Our final solution was composed of six programs that shared three topics. We used different programming languages:
- Python to work at low level (HCI) with Bluetooth devices
- MATLAB/Octave to make the triangulation script
- Java to work with RTI Connext DDS and graphical user interfaces
We needed to know all the RSSI values in a room. We created a script to configure the Bluetooth dongles and get the RSSI information. These values were sent to a Java program using a simple socket connection in the same machine. The Java application published the data in the Sensor Data topic. It sent Child ID (the sensor Bluetooth MAC), Bluetooth dongle ID and position, current room (as a key to filter by room), RSSI value and expire time.
After the cameras recorded and encoded the video, the Java program Gava sends the video viathe Video Data topic. It sent the camera ID as key value to filter the stream using ContentFilteredTopic with camera position, room, encoded frame and codec info.
Furthermore, the application put the camera ID, room and camera position in the USER_DATA QoS value of each video publisher. The triangulation minicomputer could then get all the camera info in a room just by discovering publishers. It could also detect new and broken cameras in real time and update the location script to improve the camera selection algorithm.
In last step we processed the data and wrote the result as Child Data topic. This was done by the room server (implemented with Raspberry Pi or MK802 III) that triangulated the child location and selected the appropriate camera. It filtered only the sensors in the current room and gathered all video publisher info in that room. The data was sent to an Octave script, which returned the child’s location and best camera ID. The information sent to the cloud with the topic Child Data, included child ID, video quality, camera ID, child location and room ID. For efficiency, the child ID and quality are sent as keys that can be filtered against or used for sorting video.
To optimize the application, the room server called the triangulation script only if there was a subscriber asking for the child. We determined this using subscriber discovery and looking at the ContentFilteredTopic filter parameters.
Finally, we implemented a redundancy mechanism to handle the room server failure. Each minicomputer in the room created a publisher and set its USER_DATA value to the room and a default (unique) priority ID. If one of the minicomputers detected that it had the lowest ID in its room, it started the server application, and acted as server until a new minicomputer with a lower ID appeared.
We developed two end-user applications. The first one will be used by the parents to see their children in the nursery school. The second program will be used by nursery employees to see all the cameras in real time, manage parent access (add and remove) and automatically handle attendance control.
We had to cope with two big problems in the challenge:
- Getting the RSSI values: we bought a very low quality, low cost Bluetooth device (around $5). The signal had a lot of errors and noise.
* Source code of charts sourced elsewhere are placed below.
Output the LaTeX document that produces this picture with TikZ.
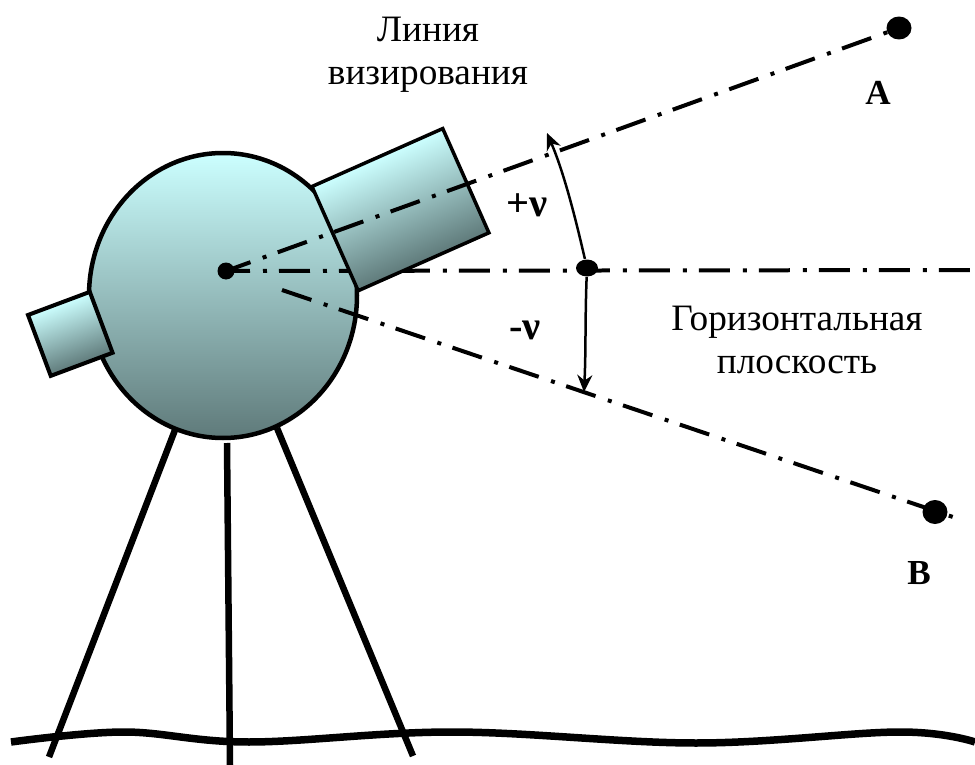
\documentclass[tikz,border=0pt]{standalone}
\usepackage{fontspec}
\setmainfont{Liberation Serif}
\usetikzlibrary{arrows.meta,shapes.geometric}
\definecolor{lightcyan}{HTML}{CCFFFF}
\definecolor{midcyan}{HTML}{A6D0D0}
\definecolor{darkcyan}{HTML}{5F7A7A}
\tikzset{
  sightline/.style = {line width = 0.04cm, dash pattern = on 0.31cm off 0.13cm on 0.04cm off 0.12cm},
  blackdot/.style = {shape = ellipse, fill = black, inner sep = 0pt},
  leg/.style = {line width = 0.065cm},
  glass/.style = {top color = lightcyan, middle color = midcyan, bottom color = darkcyan},
  anglearrow/.style = {-{Stealth[length = 0.17cm, width = 0.15cm]}, line width = 0.025cm},
  caption/.style = {font = \fontsize{10.6}{12.2}\selectfont, align = center},
  letter/.style = {font = \fontsize{10}{12}\selectfont\bfseries},
  anglelabel/.style = {font = \fontsize{11.5}{12}\selectfont\bfseries}
}
\begin{document}
\begin{tikzpicture}[draw = black]
\useasboundingbox (0,0) rectangle (9.75,-7.65);
\node[blackdot, minimum width = 0.25cm, minimum height = 0.23cm] (pta) at (8.99,-0.28) {};
\node[blackdot, minimum width = 0.25cm, minimum height = 0.24cm] (ptb) at (9.35,-5.12) {};
\coordinate (centre) at (2.26,-2.71);
\coordinate (lowstart) at (2.82,-2.9);
\coordinate (lowend) at (9.53,-5.17);
\coordinate (horend) at (9.75,-2.7);
\coordinate (legatop) at (1.75,-4.3);
\coordinate (legabot) at (0.49,-7.57);
\coordinate (legbtop) at (2.27,-4.43);
\coordinate (legbbot) at (2.3,-7.65);
\coordinate (legctop) at (2.77,-4.28);
\coordinate (legcbot) at (4.13,-7.56);
\coordinate (tipup) at (5.47,-1.33);
\coordinate (tipdown) at (5.84,-3.92);
% legs and ground
\draw[leg] (legatop) -- (legabot);
\draw[leg] (legbtop) -- (legbbot);
\draw[leg] (legctop) -- (legcbot);
\draw[line width = 0.075cm] plot[smooth, tension = 0.6] coordinates {(0.11,-7.42) (1.24,-7.32) (2.49,-7.42) (4.54,-7.32) (6.96,-7.43) (8.99,-7.32) (9.75,-7.42)};
% body
\shadedraw[glass, line width = 0.045cm] (2.23,-2.955) ellipse (1.34cm and 1.425cm);
\draw[sightline, dash phase = 0.07cm] (centre) -- (horend);
% tube and eyepiece
\begin{scope}[transform canvas = {shift = {(3.12,-1.865)}, rotate = 23.9}]
\shadedraw[glass, line width = 0.035cm] (0,0) rectangle (1.43,-1.14);
\end{scope}
\begin{scope}[transform canvas = {shift = {(0.28,-3.15)}, rotate = 20.5}]
\shadedraw[glass, line width = 0.04cm] (0,0) rectangle (0.66,-0.65);
\end{scope}
% lines of sight
\draw[sightline, dash phase = 0.05cm] (centre) -- (pta.center);
\draw[sightline] (lowstart) -- (lowend);
\node[blackdot, minimum width = 0.22cm, minimum height = 0.17cm] (mid) at (5.87,-2.68) {};
\node[blackdot, minimum width = 0.17cm, minimum height = 0.17cm] (centrecap) at (centre) {};
% angle arrows
\draw[anglearrow] (mid) .. controls (5.77,-2.25) and (5.65,-1.75) .. (tipup);
\draw[anglearrow] (mid) .. controls (5.85,-3.2) and (5.86,-3.5) .. (tipdown);
% labels
\node[caption] (sight) at (4.28,-0.55) {Линия\\визирования};
\node[caption] (horiz) at (7.97,-3.4) {Горизонтальная\\плоскость};
\node[letter] (lbla) at (8.78,-0.93) {A};
\node[letter] (lblb) at (9.19,-5.73) {B};
\node[anglelabel] (lblplus) at (5.27,-2.05) {+ν};
\node[anglelabel] (lblminus) at (5.25,-3.3) {-ν};
\end{tikzpicture}
\end{document}
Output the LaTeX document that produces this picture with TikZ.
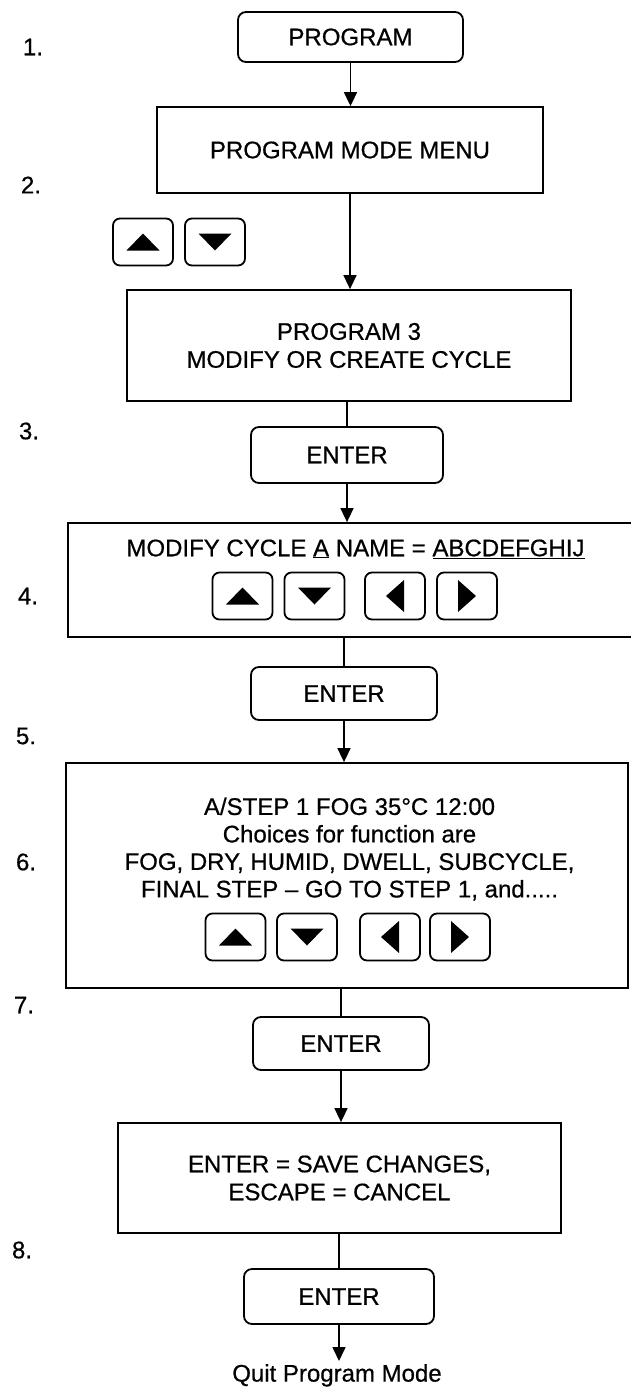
\documentclass[tikz,border=0pt]{standalone}
\usepackage{fontspec}
\setmainfont{Liberation Sans}[FakeBold=0.6]
\usetikzlibrary{arrows.meta}
\tikzset{
  box/.style={draw, line width=1.8pt, inner sep=0pt, font=\fontsize{24}{28}\selectfont, align=center},
  rbox/.style={box, rounded corners=8pt},
  txt/.style={inner sep=0pt, font=\fontsize{24}{27.5}\selectfont, align=center},
  kbtn/.style={draw, line width=1.8pt, rounded corners=7pt, minimum width=60pt, minimum height=47pt, inner sep=0pt},
  conn/.style={line width=1.6pt},
  arr/.style={conn, -{Triangle[width=13pt,length=14pt]}},
  num/.style={font=\fontsize{24}{28}\selectfont, inner sep=0pt},
}
\newcommand\kup[3]{\node[kbtn] (#1) at (#2,#3) {};
  \fill (#1.center) ++(-16.5,8.5) -- ++(33,0) -- ++(-16.5,-17) -- cycle;}
\newcommand\kdown[3]{\node[kbtn] (#1) at (#2,#3) {};
  \fill (#1.center) ++(-16.5,-8.5) -- ++(33,0) -- ++(-16.5,17) -- cycle;}
\newcommand\kleft[3]{\node[kbtn] (#1) at (#2,#3) {};
  \fill (#1.center) ++(9,-16) -- ++(0,32) -- ++(-18,-16) -- cycle;}
\newcommand\kright[3]{\node[kbtn] (#1) at (#2,#3) {};
  \fill (#1.center) ++(-9,-16) -- ++(0,32) -- ++(18,-16) -- cycle;}
\begin{document}
\begin{tikzpicture}[x=1pt,y=-1pt]
\useasboundingbox (0,0) rectangle (631,1387);
\fill[white] (0,0) rectangle (631,1387);
\clip (0,0) rectangle (631,1387);

% step numbers
\node[num] (n1) at (33,47) {1.};
\node[num] (n2) at (31,185) {2.};
\node[num] (n3) at (29,431) {3.};
\node[num] (n4) at (28,596) {4.};
\node[num] (n5) at (26,736) {5.};
\node[num] (n6) at (26,862) {6.};
\node[num] (n7) at (24,1005) {7.};
\node[num] (n8) at (22,1250) {8.};

% boxes
\node[rbox, minimum width=225pt, minimum height=50pt] (prog) at (350.5,37) {PROGRAM};
\node[box, minimum width=386pt, minimum height=86pt] (menu) at (350,150) {PROGRAM MODE MENU};
\kup{m1}{143}{242}
\kdown{m2}{215}{242}
\node[box, minimum width=444pt, minimum height=111pt] (p3) at (349,345.5) {PROGRAM 3\\MODIFY OR CREATE CYCLE};
\node[rbox, minimum width=192pt, minimum height=56pt] (e1) at (347,455) {ENTER};

\node[box, minimum width=572pt, minimum height=114pt] (mod) at (354,580) {};
\node[txt] (modtxt) at (355.5,549) {MODIFY CYCLE \underline{A} NAME = \underline{ABCDEFGHIJ}};
\kup{a1}{242.5}{596}
\kdown{a2}{314.5}{596}
\kleft{a3}{395}{596}
\kright{a4}{467}{596}

\node[rbox, minimum width=186pt, minimum height=53pt] (e2) at (344,693.5) {ENTER};

\node[box, minimum width=562pt, minimum height=225pt] (stepbox) at (347,875.5) {};
\node[txt] (steptxt) at (349.5,849) {A/STEP 1 FOG 35°C 12:00\\Choices for function are\\FOG, DRY, HUMID, DWELL, SUBCYCLE,\\FINAL STEP -- GO TO STEP 1, and.....};
\kup{s1}{235.5}{937}
\kdown{s2}{307}{937}
\kleft{s3}{390}{937}
\kright{s4}{460}{937}

\node[rbox, minimum width=176pt, minimum height=53pt] (e3) at (341,1043.5) {ENTER};
\node[box, minimum width=443pt, minimum height=110pt] (save) at (339.5,1178) {ENTER = SAVE CHANGES,\\ESCAPE = CANCEL};
\node[rbox, minimum width=190pt, minimum height=55pt] (e4) at (339,1296.5) {ENTER};
\node[txt, anchor=north, inner sep=3pt] (quit) at (337,1361) {Quit Program Mode};

% connectors
\draw[arr] (prog.south) -- (prog.south |- menu.north);
\draw[arr] (menu.south) -- (menu.south |- p3.north);
\draw[conn] (e1.north |- p3.south) -- (e1.north);
\draw[arr] (e1.south) -- (e1.south |- mod.north);
\draw[conn] (e2.north |- mod.south) -- (e2.north);
\draw[arr] (e2.south) -- (e2.south |- stepbox.north);
\draw[conn] (e3.north |- stepbox.south) -- (e3.north);
\draw[arr] (e3.south) -- (e3.south |- save.north);
\draw[conn] (e4.north |- save.south) -- (e4.north);
\draw[arr] (e4.south) -- (e4.south |- quit.north);
\end{tikzpicture}
\end{document}
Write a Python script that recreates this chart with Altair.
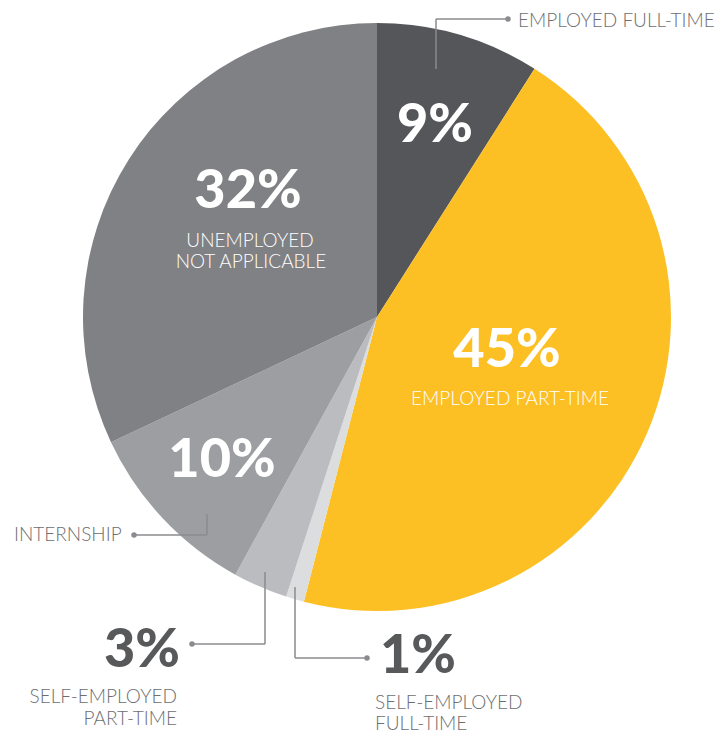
import altair as alt
import pandas as pd

W, H = 724, 737

# ---- data ----
categories = ["Employed full-time", "Employed part-time", "Self-employed full-time",
              "Self-employed part-time", "Internship", "Unemployed / not applicable"]
values = [9, 45, 1, 3, 10, 32]
colors = ["#55565a", "#fcc024", "#dcdddf", "#bbbcbf", "#9d9ea1", "#808184"]

pct_labels = ["9%", "45%", "1%", "3%", "10%", "32%"]

# ---- annotation layout (positions in page pixels) ----
big_text = pd.DataFrame({
    "text": ["9%", "45%", "32%", "10%"],
    "x": [435, 507, 248, 222],
    "y": [142, 367, 208, 477],
})
big_out_right = pd.DataFrame({"text": ["3%"], "x": [180], "y": [667]})
big_out_left = pd.DataFrame({"text": ["1%"], "x": [380], "y": [673]})

small_in = pd.DataFrame({
    "text": ["EMPLOYED PART-TIME", "UNEMPLOYED", "NOT APPLICABLE"],
    "x": [510, 250, 251],
    "y": [405, 247, 268],
})
small_out_left = pd.DataFrame({
    "text": ["EMPLOYED FULL-TIME", "INTERNSHIP", "SELF-EMPLOYED", "FULL-TIME"],
    "x": [518, 14, 375, 375],
    "y": [27, 541, 709, 730],
})
small_out_right = pd.DataFrame({
    "text": ["SELF-EMPLOYED", "PART-TIME"],
    "x": [177, 177],
    "y": [703, 725],
})

seg_x = [508, 436, 134, 207, 192, 265, 367, 295]
seg_y = [19, 19, 535, 535, 644, 644, 658, 658]
seg_x2 = [436, 436, 207, 207, 265, 265, 295, 295]
seg_y2 = [19, 69, 535, 514, 644, 572, 658, 587]
segments = pd.DataFrame({"x": seg_x, "y": seg_y, "x2": seg_x2, "y2": seg_y2})

dots = pd.DataFrame({"x": [508, 134, 192, 367], "y": [19, 535, 644, 658]})

pie_df = pd.DataFrame({"category": categories, "value": values,
                       "idx": list(range(len(values))), "label": pct_labels})

xs = alt.Scale(domain=[0, W], nice=False, zero=False)
ys = alt.Scale(domain=[0, H], nice=False, zero=False, reverse=True)

pie = alt.Chart(pie_df).mark_arc(outerRadius=294, strokeWidth=0).encode(
    theta=alt.Theta("value:Q", stack=True),
    order=alt.Order("idx:Q"),
    color=alt.Color("category:N", scale=alt.Scale(domain=categories, range=colors), legend=None),
    x=alt.value(377),
    y=alt.value(317),
)


def text_layer(df, align, color, size, weight):
    return alt.Chart(df).mark_text(
        align=align, baseline="alphabetic", font="Lato", fontSize=size,
        fontWeight=weight, color=color,
    ).encode(
        x=alt.X("x:Q", scale=xs, axis=None),
        y=alt.Y("y:Q", scale=ys, axis=None),
        text="text:N",
    )


rules = alt.Chart(segments).mark_rule(color="#8a8b8e", strokeWidth=1.5).encode(
    x=alt.X("x:Q", scale=xs, axis=None), y=alt.Y("y:Q", scale=ys, axis=None),
    x2="x2:Q", y2="y2:Q",
)
dot_layer = alt.Chart(dots).mark_point(filled=True, size=30, color="#8a8b8e", opacity=1).encode(
    x=alt.X("x:Q", scale=xs, axis=None), y=alt.Y("y:Q", scale=ys, axis=None),
)

chart = alt.layer(
    pie,
    rules,
    dot_layer,
    text_layer(big_text, "center", "white", 54, 900),
    text_layer(big_out_right, "right", "#58595b", 54, 900),
    text_layer(big_out_left, "left", "#58595b", 54, 900),
    text_layer(small_in, "center", "white", 19, 300),
    text_layer(small_out_left, "left", "#6d6e71", 19, 300),
    text_layer(small_out_right, "right", "#6d6e71", 19, 300),
).properties(
    width=W, height=H, padding=0, autosize=alt.AutoSizeParams(type="none"),
    background="white",
).configure_view(stroke=None)

chart.save("out.html", embed_options={"renderer": "svg", "actions": False})
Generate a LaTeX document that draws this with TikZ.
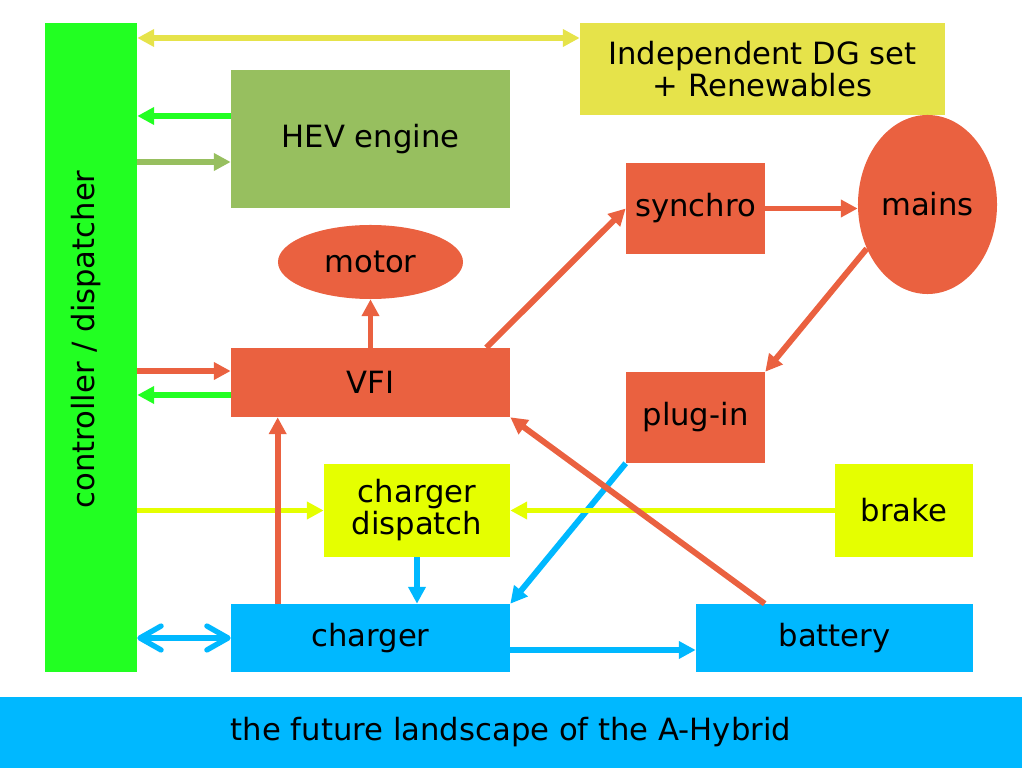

We had to develop an algorithm to optimize the values, reducing that error from 3 to 0.5 meters. We could not find any library for low level operations with Bluetooth devices in Java (we finally used pybluez). We had to communicate using Python and Java programs.
- Video encoding: it was not easy to find a library that allowed us to get the encoded video buffer. It was even more difficult to optimize the elements in the GStreamer 0.10 pipeline to work at maximum performance in the Raspberry Pi. With the final configuration, the image delay is around 3-5 seconds. For better performance, we plan to replace the Raspberry Pi with a similarly priced MK802 III device, which includes Wi-Fi and a dual-core Cortex A9 processor.
RTI Connext DDS saved us a lot of work by implementing networking, data serialization and quality of service mechanisms. We thank our engineering school and RTI for giving us the opportunity and resources to successfully address this business challenge.